Part of the problem with down-grading routes, though, is that it can be perceived as a personal slight towards the first ascentionist. The down-grader in some cases is seen as saying “I found this easier than you, therefore I am the better climber”. But personally I think I am guilty of the attitude that if I can climb something then it just can’t be that hard, in a kind of inverse modesty, conveniently forgetting the amount of effort that the route required. I am glad grading’s not an exact science because it fuels about half my conversations with other climbers!
Team ascents of the four star Big Kenneth E5 6a on Dun Mingulay were made the following day and the rest of trip passed by in a more relaxed vibe. Everyone myself included seemed a bit climbed out and lacking in psyche by the last two days. Poor Fiona, though had a major fright abbing down after her partners only to discover that the abseil rope had been completely shorn of the sheath 70 metres above the maelstrom (don’t worry, she made it out alive). Whilst staying in Castlebay overnight on the way back, I heard that some very drunk visitors had managed to row out to the Castle and scaled the church roof during the night…tut tut.

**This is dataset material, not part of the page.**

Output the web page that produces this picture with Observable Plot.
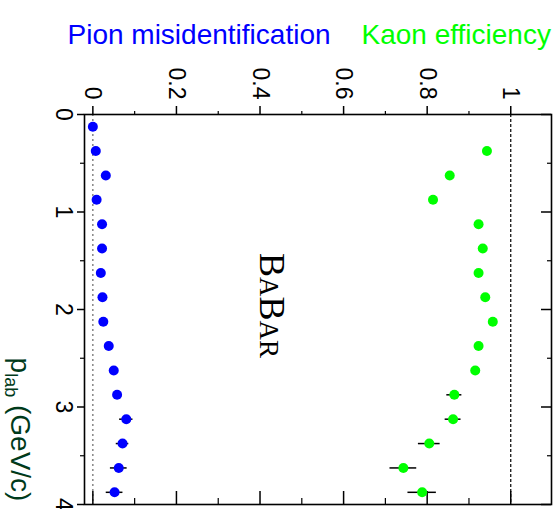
<!DOCTYPE html>
<html><head><meta charset="utf-8">
<script src="https://cdn.jsdelivr.net/npm/d3@7"></script>
<script src="https://cdn.jsdelivr.net/npm/@observablehq/plot@0.6"></script>
<style>body{margin:0;background:#fff;overflow:hidden}</style>
</head><body><div id="chart"></div>
<script>
// momentum bins (GeV/c)
const pionP = [0.125, 0.375, 0.625, 0.875, 1.125, 1.375, 1.625, 1.875, 2.125, 2.375, 2.625, 2.875, 3.125, 3.375, 3.625, 3.875];
const pionEff = [0.000, 0.007, 0.031, 0.009, 0.022, 0.022, 0.019, 0.023, 0.025, 0.038, 0.050, 0.058, 0.080, 0.071, 0.062, 0.052];
const pionErr = [0.001, 0.001, 0.002, 0.002, 0.002, 0.002, 0.002, 0.003, 0.003, 0.004, 0.005, 0.006, 0.016, 0.015, 0.020, 0.020];

const kaonP = [0.375, 0.625, 0.875, 1.125, 1.375, 1.625, 1.875, 2.125, 2.375, 2.625, 2.875, 3.125, 3.375, 3.625, 3.875];
const kaonEff = [0.943, 0.854, 0.814, 0.923, 0.933, 0.923, 0.939, 0.957, 0.923, 0.915, 0.865, 0.862, 0.805, 0.743, 0.788];
const kaonErr = [0.003, 0.004, 0.005, 0.005, 0.005, 0.006, 0.006, 0.007, 0.008, 0.009, 0.018, 0.019, 0.026, 0.032, 0.034];

const effMajor = [0, 0.2, 0.4, 0.6, 0.8, 1];
const effMinor = [0.1, 0.3, 0.5, 0.7, 0.9];
const pMajor = [0, 1, 2, 3, 4];
const pMinor = [0.5, 1.5, 2.5, 3.5];

const seriesNames = ["Pion misidentification", "Kaon efficiency"];
const seriesColors = ["#0000ff", "#00ff00"];
const logoText = ["BABAR"];
const yLabel = ["plab (GeV/c)"];

const pion = pionP.map((p, i) => ({p, v: pionEff[i], lo: pionEff[i] - pionErr[i], hi: pionEff[i] + pionErr[i]}));
const kaon = kaonP.map((p, i) => ({p, v: kaonEff[i], lo: kaonEff[i] - kaonErr[i], hi: kaonEff[i] + kaonErr[i]}));

const W = 560, H = 509, mt = 114, mb = 5, ml = 84, mr = 9;
const innerW = W - ml - mr, innerH = H - mt - mb;

const plot = Plot.plot({
  width: W, height: H,
  marginTop: mt, marginBottom: mb, marginLeft: ml, marginRight: mr,
  style: {fontFamily: "'Liberation Sans', Arial, sans-serif", background: "white", color: "black"},
  x: {domain: [-0.02, 1.0975]},
  y: {domain: [0, 4], reverse: true},
  marks: [
    Plot.ruleX([0], {stroke: "#666", strokeDasharray: "2,3", strokeWidth: 1.2}),
    Plot.ruleX([1], {stroke: "black", strokeDasharray: "3,2", strokeWidth: 1.2}),
    Plot.axisX(effMajor, {anchor: "top", tickSize: 9, tickRotate: 90, tickPadding: 6, fontSize: 23, tickFormat: d => String(d), label: null, strokeWidth: 1.5}),
    Plot.axisX(effMinor, {anchor: "top", tickSize: 4, tickFormat: () => "", label: null, strokeWidth: 1.2}),
    Plot.axisY(pMajor, {anchor: "left", tickSize: 7, tickRotate: 90, tickPadding: 5, fontSize: 23, tickFormat: d => String(d), label: null, strokeWidth: 1.5}),
    Plot.axisY(pMinor, {anchor: "left", tickSize: 4, tickFormat: () => "", label: null, strokeWidth: 1.2}),
    Plot.tickX(effMajor, {x: d => d, insetTop: innerH - 13, strokeWidth: 1.5}),
    Plot.tickX(effMinor, {x: d => d, insetTop: innerH - 6, strokeWidth: 1.2}),
    Plot.tickY(pMajor, {y: d => d, insetLeft: innerW - 10, strokeWidth: 1.5}),
    Plot.tickY(pMinor, {y: d => d, insetLeft: innerW - 4, strokeWidth: 1.2}),
    Plot.frame({strokeWidth: 1.6}),
    Plot.ruleY(pion, {y: "p", x1: "lo", x2: "hi", strokeWidth: 1.5}),
    Plot.ruleY(kaon, {y: "p", x1: "lo", x2: "hi", strokeWidth: 1.5}),
    Plot.dot(pion, {x: "v", y: "p", r: 5, fill: seriesColors[0]}),
    Plot.dot(kaon, {x: "v", y: "p", r: 5, fill: seriesColors[1]}),
    Plot.text([seriesNames[0]], {text: d => d, frameAnchor: "top-left", dx: -17, dy: -71, textAnchor: "start", lineAnchor: "bottom", fontSize: 28, fill: seriesColors[0]}),
    Plot.text([seriesNames[1]], {text: d => d, frameAnchor: "top-left", dx: 277, dy: -71, textAnchor: "start", lineAnchor: "bottom", fontSize: 28, fill: seriesColors[1]}),
    Plot.text(logoText, {text: d => d, frameAnchor: "middle", dx: -46, dy: -4, rotate: 90, textAnchor: "middle", fontSize: 36, fontFamily: "'Liberation Serif', 'Times New Roman', serif", fill: "black"}),
    Plot.text(yLabel, {text: d => d, frameAnchor: "left", dx: -65, dy: 120, rotate: 90, textAnchor: "middle", fontSize: 28, fill: "#003a1a"})
  ]
});

const svg = d3.select(plot);
svg.selectAll("text").filter(function() { return this.textContent === "BABAR"; })
  .html('B<tspan font-size="27">A</tspan>B<tspan font-size="27">AR</tspan>');
svg.selectAll("text").filter(function() { return this.textContent === "plab (GeV/c)"; })
  .html('p<tspan font-size="18" dy="6">lab</tspan><tspan dy="-6"> (GeV/c)</tspan>');

document.getElementById("chart").appendChild(plot);
</script>
</body></html>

(Apologies for lack of photos on this post-Nobody could be bothered taking any pics by the time we got to Mingulay)
2 comments:
Apologies for this crap post folks: late, no photos and it looks like one big long paragraph- I hate the formatting on blogger, couldn't separate all the paragraphs out even with much cutting and pasting trickery, oh well...
>couldn't separate all the paragraphs out
Yea the blogger editer is a bit odd... try using BR tags (ie BR wrappd in <>) between paragraphs, bit of a frig but it seems to work.